>>

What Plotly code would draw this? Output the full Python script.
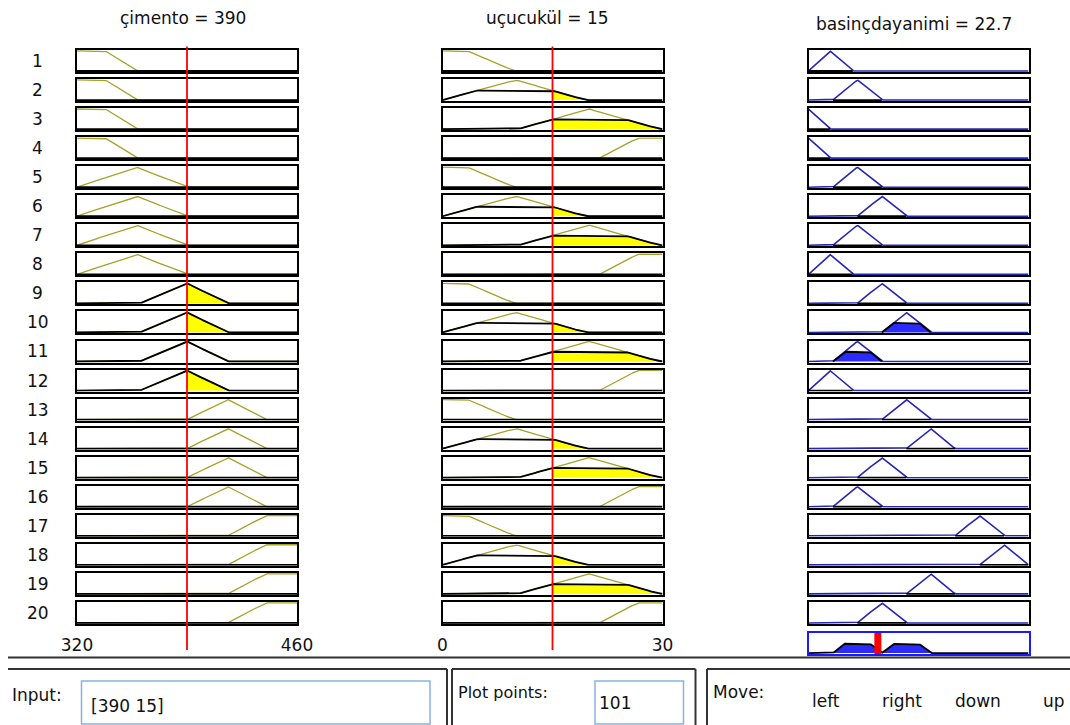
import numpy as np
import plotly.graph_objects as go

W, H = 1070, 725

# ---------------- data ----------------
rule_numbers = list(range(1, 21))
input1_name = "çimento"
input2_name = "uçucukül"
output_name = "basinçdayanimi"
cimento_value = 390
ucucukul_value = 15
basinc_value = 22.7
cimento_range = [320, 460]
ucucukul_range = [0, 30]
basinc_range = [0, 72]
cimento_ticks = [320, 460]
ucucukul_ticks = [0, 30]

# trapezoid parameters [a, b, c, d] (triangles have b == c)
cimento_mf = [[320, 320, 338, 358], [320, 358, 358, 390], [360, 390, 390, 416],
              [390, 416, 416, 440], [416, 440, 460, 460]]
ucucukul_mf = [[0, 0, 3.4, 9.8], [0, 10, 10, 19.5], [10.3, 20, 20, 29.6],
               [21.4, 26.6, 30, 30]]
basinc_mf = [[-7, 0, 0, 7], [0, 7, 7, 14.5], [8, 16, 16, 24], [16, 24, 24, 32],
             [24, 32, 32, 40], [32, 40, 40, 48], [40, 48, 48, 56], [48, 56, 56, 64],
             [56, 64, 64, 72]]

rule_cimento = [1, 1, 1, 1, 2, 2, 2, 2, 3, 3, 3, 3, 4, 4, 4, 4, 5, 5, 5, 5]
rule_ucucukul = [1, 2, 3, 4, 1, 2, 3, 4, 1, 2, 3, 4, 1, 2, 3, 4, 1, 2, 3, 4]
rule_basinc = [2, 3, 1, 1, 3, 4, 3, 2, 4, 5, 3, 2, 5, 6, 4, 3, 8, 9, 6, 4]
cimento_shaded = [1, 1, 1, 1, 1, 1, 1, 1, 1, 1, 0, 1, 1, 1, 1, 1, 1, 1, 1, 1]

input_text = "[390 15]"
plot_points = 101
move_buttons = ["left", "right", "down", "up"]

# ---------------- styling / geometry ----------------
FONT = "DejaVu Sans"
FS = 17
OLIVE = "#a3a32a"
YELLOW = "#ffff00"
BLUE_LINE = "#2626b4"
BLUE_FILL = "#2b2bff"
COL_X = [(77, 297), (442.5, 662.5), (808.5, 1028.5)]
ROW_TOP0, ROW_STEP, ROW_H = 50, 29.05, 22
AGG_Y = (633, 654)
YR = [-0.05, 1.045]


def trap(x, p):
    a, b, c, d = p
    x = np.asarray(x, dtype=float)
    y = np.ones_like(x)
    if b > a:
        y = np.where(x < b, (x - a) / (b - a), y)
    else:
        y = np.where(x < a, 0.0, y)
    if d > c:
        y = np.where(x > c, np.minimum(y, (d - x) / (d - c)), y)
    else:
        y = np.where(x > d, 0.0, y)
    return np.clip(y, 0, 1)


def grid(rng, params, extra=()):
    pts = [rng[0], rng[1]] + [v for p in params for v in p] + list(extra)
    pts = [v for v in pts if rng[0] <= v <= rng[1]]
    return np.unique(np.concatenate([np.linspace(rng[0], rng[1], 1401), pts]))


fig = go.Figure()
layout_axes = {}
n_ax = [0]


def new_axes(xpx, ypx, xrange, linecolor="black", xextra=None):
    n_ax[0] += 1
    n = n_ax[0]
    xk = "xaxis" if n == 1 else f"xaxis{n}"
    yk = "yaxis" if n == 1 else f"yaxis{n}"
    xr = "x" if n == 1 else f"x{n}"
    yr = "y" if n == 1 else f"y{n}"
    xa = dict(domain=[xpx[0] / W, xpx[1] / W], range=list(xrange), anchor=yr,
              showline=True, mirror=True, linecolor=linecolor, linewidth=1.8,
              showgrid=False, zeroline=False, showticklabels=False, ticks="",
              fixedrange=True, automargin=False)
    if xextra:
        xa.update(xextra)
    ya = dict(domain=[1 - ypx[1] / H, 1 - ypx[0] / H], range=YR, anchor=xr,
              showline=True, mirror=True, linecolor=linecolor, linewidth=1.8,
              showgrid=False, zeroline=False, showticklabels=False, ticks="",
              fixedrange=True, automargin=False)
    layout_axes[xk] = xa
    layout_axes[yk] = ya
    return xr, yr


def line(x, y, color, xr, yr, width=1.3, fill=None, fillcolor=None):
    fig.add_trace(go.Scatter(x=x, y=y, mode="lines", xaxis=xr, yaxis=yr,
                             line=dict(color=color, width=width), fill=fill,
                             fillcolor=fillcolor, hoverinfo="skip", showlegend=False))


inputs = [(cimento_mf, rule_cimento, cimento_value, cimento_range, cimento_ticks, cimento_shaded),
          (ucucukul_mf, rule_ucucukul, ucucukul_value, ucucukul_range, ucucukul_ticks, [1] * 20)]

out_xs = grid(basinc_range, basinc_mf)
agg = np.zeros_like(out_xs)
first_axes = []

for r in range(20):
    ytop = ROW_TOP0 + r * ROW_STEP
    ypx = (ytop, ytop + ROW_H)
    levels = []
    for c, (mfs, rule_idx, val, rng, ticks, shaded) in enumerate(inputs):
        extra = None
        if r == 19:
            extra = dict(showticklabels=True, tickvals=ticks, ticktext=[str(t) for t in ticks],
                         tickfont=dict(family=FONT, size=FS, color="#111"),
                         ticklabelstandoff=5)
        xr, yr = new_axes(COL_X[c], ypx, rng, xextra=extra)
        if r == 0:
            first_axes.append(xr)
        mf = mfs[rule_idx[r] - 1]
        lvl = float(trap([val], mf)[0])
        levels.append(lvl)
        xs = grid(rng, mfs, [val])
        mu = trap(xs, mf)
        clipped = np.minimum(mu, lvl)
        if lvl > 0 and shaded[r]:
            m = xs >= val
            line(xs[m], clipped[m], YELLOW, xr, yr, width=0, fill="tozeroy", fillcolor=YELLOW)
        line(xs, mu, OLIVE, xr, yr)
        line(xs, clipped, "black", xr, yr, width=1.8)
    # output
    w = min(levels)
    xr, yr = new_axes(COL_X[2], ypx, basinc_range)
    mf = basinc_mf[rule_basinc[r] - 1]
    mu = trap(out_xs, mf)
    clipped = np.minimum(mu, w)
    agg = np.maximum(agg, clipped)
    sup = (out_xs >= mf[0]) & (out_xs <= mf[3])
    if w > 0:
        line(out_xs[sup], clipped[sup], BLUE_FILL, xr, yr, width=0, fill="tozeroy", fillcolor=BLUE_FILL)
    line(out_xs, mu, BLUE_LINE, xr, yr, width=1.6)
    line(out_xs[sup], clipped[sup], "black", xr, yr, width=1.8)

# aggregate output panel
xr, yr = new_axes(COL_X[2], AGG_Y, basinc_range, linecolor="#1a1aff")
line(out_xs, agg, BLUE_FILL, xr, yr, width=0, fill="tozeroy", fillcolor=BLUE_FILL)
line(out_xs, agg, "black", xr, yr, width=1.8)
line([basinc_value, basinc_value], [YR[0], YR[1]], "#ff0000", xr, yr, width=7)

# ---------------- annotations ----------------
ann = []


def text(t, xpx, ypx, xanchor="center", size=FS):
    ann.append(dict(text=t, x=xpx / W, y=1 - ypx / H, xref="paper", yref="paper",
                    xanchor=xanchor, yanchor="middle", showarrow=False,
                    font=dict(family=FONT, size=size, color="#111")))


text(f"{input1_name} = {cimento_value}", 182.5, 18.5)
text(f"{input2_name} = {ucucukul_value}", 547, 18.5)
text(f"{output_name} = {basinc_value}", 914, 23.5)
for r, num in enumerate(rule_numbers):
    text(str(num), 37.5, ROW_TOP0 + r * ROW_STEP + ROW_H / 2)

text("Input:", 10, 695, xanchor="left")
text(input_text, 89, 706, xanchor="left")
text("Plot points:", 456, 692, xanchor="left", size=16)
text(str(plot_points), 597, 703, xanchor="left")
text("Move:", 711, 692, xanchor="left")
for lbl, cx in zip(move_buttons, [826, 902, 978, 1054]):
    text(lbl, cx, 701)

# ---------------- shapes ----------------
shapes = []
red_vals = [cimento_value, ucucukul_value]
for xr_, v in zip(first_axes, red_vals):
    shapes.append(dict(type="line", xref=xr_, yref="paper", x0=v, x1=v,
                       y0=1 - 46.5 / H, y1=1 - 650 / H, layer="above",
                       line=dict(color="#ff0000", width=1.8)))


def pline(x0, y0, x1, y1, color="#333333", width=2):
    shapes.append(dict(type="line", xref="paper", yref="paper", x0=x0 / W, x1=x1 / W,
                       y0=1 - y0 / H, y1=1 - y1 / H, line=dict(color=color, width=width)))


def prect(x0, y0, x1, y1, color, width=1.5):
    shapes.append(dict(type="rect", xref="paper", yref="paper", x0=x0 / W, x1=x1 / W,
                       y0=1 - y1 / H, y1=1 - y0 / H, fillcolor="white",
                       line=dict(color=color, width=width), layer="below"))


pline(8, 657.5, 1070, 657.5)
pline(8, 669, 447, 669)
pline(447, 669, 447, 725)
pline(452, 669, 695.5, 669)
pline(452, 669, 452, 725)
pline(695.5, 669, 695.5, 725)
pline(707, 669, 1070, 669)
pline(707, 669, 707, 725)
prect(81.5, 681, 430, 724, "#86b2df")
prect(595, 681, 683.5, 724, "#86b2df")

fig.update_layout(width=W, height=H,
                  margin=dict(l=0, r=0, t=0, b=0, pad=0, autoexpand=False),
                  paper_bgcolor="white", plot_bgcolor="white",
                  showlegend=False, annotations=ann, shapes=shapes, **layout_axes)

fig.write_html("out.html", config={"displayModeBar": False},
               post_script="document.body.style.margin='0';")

<<

## GIVEN PROBLEM
Give again, word for word, every line from the top of the data above to the line holding "W, H = 1070, 725", inclusive, with the pictures left out.

## ANSWER TO THE TASK
What Plotly code would draw this? Output the full Python script.
import numpy as np
import plotly.graph_objects as go

W, H = 1070, 725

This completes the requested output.